FOTO: ROVENA ROSA/ABR

“O Brasil está dando passos sérios e firmes no enfrentamento da corrupção sistêmica e não há nenhuma vergonha neste tipo de ação”, declarou Sérgio Moro durante a sua intervenção nas Conferências do Estoril, que decorrem até quarta-feira, informa a agência Lusa.

“De fato, considerando os casos que já foram julgados, estando ainda outros pendentes, a corrupção descoberta no Brasil é vergonhosa”.

“Nos casos enfrentados no Brasil, as pessoas olham atentamente e se espantam com os níveis de corrupção”, comentou, nesta terça-feira (30), sublinhando que as mesmas pessoas devem ter outra perspetiva desta situação, percebendo os avanços já realizados.

“Não é uma ação somente de juízes e de procuradores, é o anseio da sociedade brasileira para que tenhamos um país mais limpo”, disse Moro.

“Acredito que, apesar de todas estas turbulências, ao final do processo nós teremos um país melhor, uma economia mais forte com uma democracia de melhor qualidade, no qual a corrupção sistêmica passe a ser apenas uma triste memória do passado”, disse.

“Isso não é algo ainda garantido, esse é um trabalho em andamento, mas é possível ter esperança e não digo somente no Brasil, mas quem sabe em toda a região, que é costumeiramente identificada como tendo problemas graves com a corrupção”, enfatizou o juiz.

Moro lembrou que a corrupção sistêmica afeta a economia de qualquer país, porque acaba afugentando os investidores externos e internos.

“Mas, não só isso, muitas vezes este sistema de corrupção impede que agentes envolvidos na economia de um determinado país tomem as melhores decisões do ponto de vista económico para aquele país”, afirmou. “A democracia é fundada na confiança entre governantes e governados. Mas, em contexto de corrupção sistêmica, esta confiança é extremamente abalada”, disse.

“É urgente, prioritário, enfrentar a corrupção em todas as suas formas, mas especialmente esta dita corrupção sistêmica”, com o envolvimento do judiciário, da sociedade civil, do setor privado e dos políticos não envolvidos na corrupção.

“Isso tudo é necessário para combater a corrupção sistêmica, para que passe a ser apenas um comportamento desviante e não uma regra de comportamento”,  defendeu o juiz encarregado dos processos de destacados dirigentes políticos e empresariais, como o ex-presidente Lula, do PT, o ex-presidente da Câmara dos Deputados, Eduardo Cunha, do PMDB, o ex-ministro Antonio Palocci, do PT, ou o patrão do grupo Odebrecht, Marcelo Odebrecht, entre dezenas de outros.

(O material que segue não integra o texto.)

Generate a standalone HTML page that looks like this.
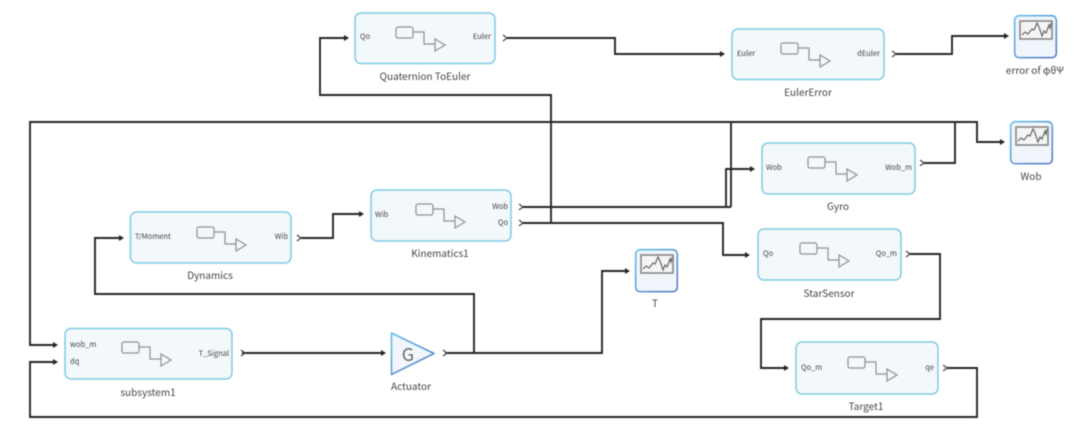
<!DOCTYPE html>
<html><head><meta charset="utf-8">
<style>
html,body{margin:0;padding:0;background:#fff;width:1080px;height:439px;overflow:hidden}
svg{display:block;filter:blur(0.5px)}
text{font-family:"Liberation Sans","Noto Sans CJK SC",sans-serif;fill:#555}
.t{font-family:"Noto Sans CJK SC","Liberation Sans",sans-serif;font-size:10px;text-anchor:middle;fill:#444}
.p{font-family:"Noto Sans CJK SC","Liberation Sans",sans-serif;font-size:7.5px;fill:#444}
.e{text-anchor:end}
.b{fill:#f3f8fb;stroke:#80cbe4;stroke-width:1.5}
.w{fill:none;stroke:#262626;stroke-width:1.9}
.a{fill:#262626}
.o{fill:none;stroke:#444;stroke-width:1.2}
</style></head><body>
<svg width="1080" height="439" viewBox="0 0 1080 439" xmlns="http://www.w3.org/2000/svg">
<defs>
<g id="ic" fill="none" stroke="#909090" stroke-width="1.2">
<rect x="0" y="0" width="17" height="11" rx="2"/>
<path d="M17 5H28V17H39"/>
<path d="M39 12L49 18L39 24Z" fill="#f3f8fb"/>
</g>
<linearGradient id="sg" x1="0" y1="0" x2="1" y2="1"><stop offset="0" stop-color="#66c0ea"/><stop offset="1" stop-color="#5b79c4"/></linearGradient>
<g id="sc">
<rect x="0.7" y="0.7" width="41.6" height="42" rx="4.5" fill="#f0f5fb" stroke="url(#sg)" stroke-width="1.6"/>
<rect x="6" y="6" width="32" height="18" fill="#f5f5f5" stroke="#808080" stroke-width="1.5"/>
<path d="M8 20L11 17L14 19L18 14L20 15L23 8L25 12L28 21L30 16L32 18L35 10L36 13L37 8" fill="none" stroke="#666" stroke-width="1.2"/>
</g>
</defs>

<!-- wires -->
<path class="w" d="M551 223V95H320V38H345"/>
<path class="w" d="M507 38H615V54H721"/>
<path class="w" d="M896 54H952V36H1005"/>
<path class="w" d="M731 207V122"/>
<path class="w" d="M54 345H30V122H977V142H1001"/>
<path class="w" d="M522 207H731"/>
<path class="w" d="M726 207V169H751"/>
<path class="w" d="M923 163H955V122"/>
<path class="w" d="M522 223H723V255H746"/>
<path class="w" d="M909 254H940V319H761V368H785"/>
<path class="w" d="M946 368H977V417H30V362H54"/>
<path class="w" d="M242 353H382"/>
<path class="w" d="M445 353H602V271H626"/>
<path class="w" d="M474 353V294H95V238H120"/>
<path class="w" d="M301 238H333V214H360"/>

<!-- arrowheads -->
<path class="a" d="M344 35L349 38L344 41Z"/>
<path class="a" d="M720 51L725 54L720 57Z"/>
<path class="a" d="M1004 33L1009 36L1004 39Z"/>
<path class="a" d="M1000 139L1005 142L1000 145Z"/>
<path class="a" d="M750 166L755 169L750 172Z"/>
<path class="a" d="M745 252L750 255L745 258Z"/>
<path class="a" d="M784 365L789 368L784 371Z"/>
<path class="a" d="M53 342L58 345L53 348Z"/>
<path class="a" d="M53 359L58 362L53 365Z"/>
<path class="a" d="M381 350L386 353L381 356Z"/>
<path class="a" d="M625 268L630 271L625 274Z"/>
<path class="a" d="M119 235L124 238L119 241Z"/>
<path class="a" d="M359 211L364 214L359 217Z"/>

<!-- output ticks -->
<path class="o" d="M503 35L507 38L503 41"/>
<path class="o" d="M892 51L896 54L892 57"/>
<path class="o" d="M519 204L523 207L519 210"/>
<path class="o" d="M519 220L523 223L519 226"/>
<path class="o" d="M920 160L924 163L920 166"/>
<path class="o" d="M906 251L910 254L906 257"/>
<path class="o" d="M943 365L947 368L943 371"/>
<path class="o" d="M241 350L245 353L241 356"/>
<path class="o" d="M297 235L301 238L297 241"/>
<path class="o" d="M443 350L447 353L443 356"/>

<!-- blocks -->
<rect class="b" x="355" y="13" width="140" height="50.5" rx="6"/>
<rect class="b" x="732" y="29" width="152" height="50.5" rx="6"/>
<rect class="b" x="762" y="143" width="153" height="51" rx="6"/>
<rect class="b" x="758" y="229" width="143" height="51" rx="6"/>
<rect class="b" x="796" y="342" width="142" height="52" rx="6"/>
<rect class="b" x="371" y="190" width="140" height="51" rx="6"/>
<rect class="b" x="130.500" y="212" width="160.500" height="51" rx="6"/>
<rect class="b" x="65" y="328.500" width="167" height="50.500" rx="6"/>

<use href="#ic" x="396" y="27"/>
<use href="#ic" x="781" y="43"/>
<use href="#ic" x="808" y="157"/>
<use href="#ic" x="800" y="243"/>
<use href="#ic" x="848" y="357"/>
<use href="#ic" x="416" y="204"/>
<use href="#ic" x="197" y="227"/>
<use href="#ic" x="122" y="342"/>

<!-- gain -->
<path d="M391.500 333L434 353.500L391.500 374.500Z" fill="#f0f6fb" stroke="url(#sg)" stroke-width="1.6" stroke-linejoin="round"/>
<text x="408" y="361" style="font-family:'Noto Sans CJK SC','Liberation Sans',sans-serif;font-size:18px;text-anchor:middle;fill:#6a6a6a">G</text>

<!-- scopes -->
<use href="#sc" x="1014" y="15"/>
<use href="#sc" x="1010" y="121"/>
<use href="#sc" x="635" y="249"/>

<!-- port labels -->
<text class="p" x="360" y="39">Qo</text>
<text class="p e" x="491" y="39">Euler</text>
<text class="p" x="737" y="56">Euler</text>
<text class="p e" x="880" y="56">dEuler</text>
<text class="p" x="766" y="170">Wob</text>
<text class="p e" x="912" y="170">Wob_m</text>
<text class="p" x="763" y="256">Qo</text>
<text class="p e" x="897" y="256">Qo_m</text>
<text class="p" x="801" y="370">Qo_m</text>
<text class="p e" x="934" y="370">qe</text>
<text class="p" x="375" y="217">Wib</text>
<text class="p e" x="508" y="209">Wob</text>
<text class="p e" x="508" y="225">Qo</text>
<text class="p" x="135" y="239">T/Moment</text>
<text class="p e" x="288" y="239">Wib</text>
<text class="p" x="70" y="347">wob_m</text>
<text class="p" x="70" y="364">dq</text>
<text class="p e" x="229" y="356">T_Signal</text>

<!-- titles -->
<text class="t" x="425" y="80">Quaternion ToEuler</text>
<text class="t" x="808" y="96">EulerError</text>
<text class="t" x="838" y="210">Gyro</text>
<text class="t" x="829" y="297">StarSensor</text>
<text class="t" x="866" y="410">Target1</text>
<text class="t" x="440" y="257">Kinematics1</text>
<text class="t" x="210" y="279">Dynamics</text>
<text class="t" x="148" y="396">subsystem1</text>
<text class="t" x="411" y="390">Actuator</text>
<text class="t" x="655" y="307">T</text>
<text class="t" x="1035" y="74">error of φθΨ</text>
<text class="t" x="1031" y="180">Wob</text>
</svg>
</body></html>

“Um enfrentamento judicial, observando, evidentemente, o devido processo, mas tendo presente que a corrupção sistêmica é tão grave como o crime organizado e aquelas ferramentas que muitas vezes são utilizadas para enfrentar o crime organizado também se fazem necessárias para o enfrentamento da corrupção sistêmica”, disse

Moro estava a referir-se, nomeadamente, ao mecanismo de delação premiada (que dá vantagens ao denunciante, como a redução de pena de prisão, ao delatar os crimes), tendo defendido esta ferramenta, assegurando que não é a única utilizada e precisa de corroboração de provas.

O juiz português Carlos Alexandre disse, na mesma conferência, que a delação premiada não é uma novidade, pois está prevista em várias legislações.

Tanto o juiz espanhol Baltazar Garzón, como o ex-magistrado e político italiano Antonio Di Pietro, mostraram-se favoráveis à utilização da delação premiada em processos de corrupção.

“Não é utilizada (a delação premiada) como uma forma de prêmio. A corrupção é como o matrimônio, em que um dá e outro recebe. Casamento é um ato de amor, a corrupção ato de interesse. Para poder combater a corrupção é preciso romper esse pacto de interesse”, sublinhou di Pietro.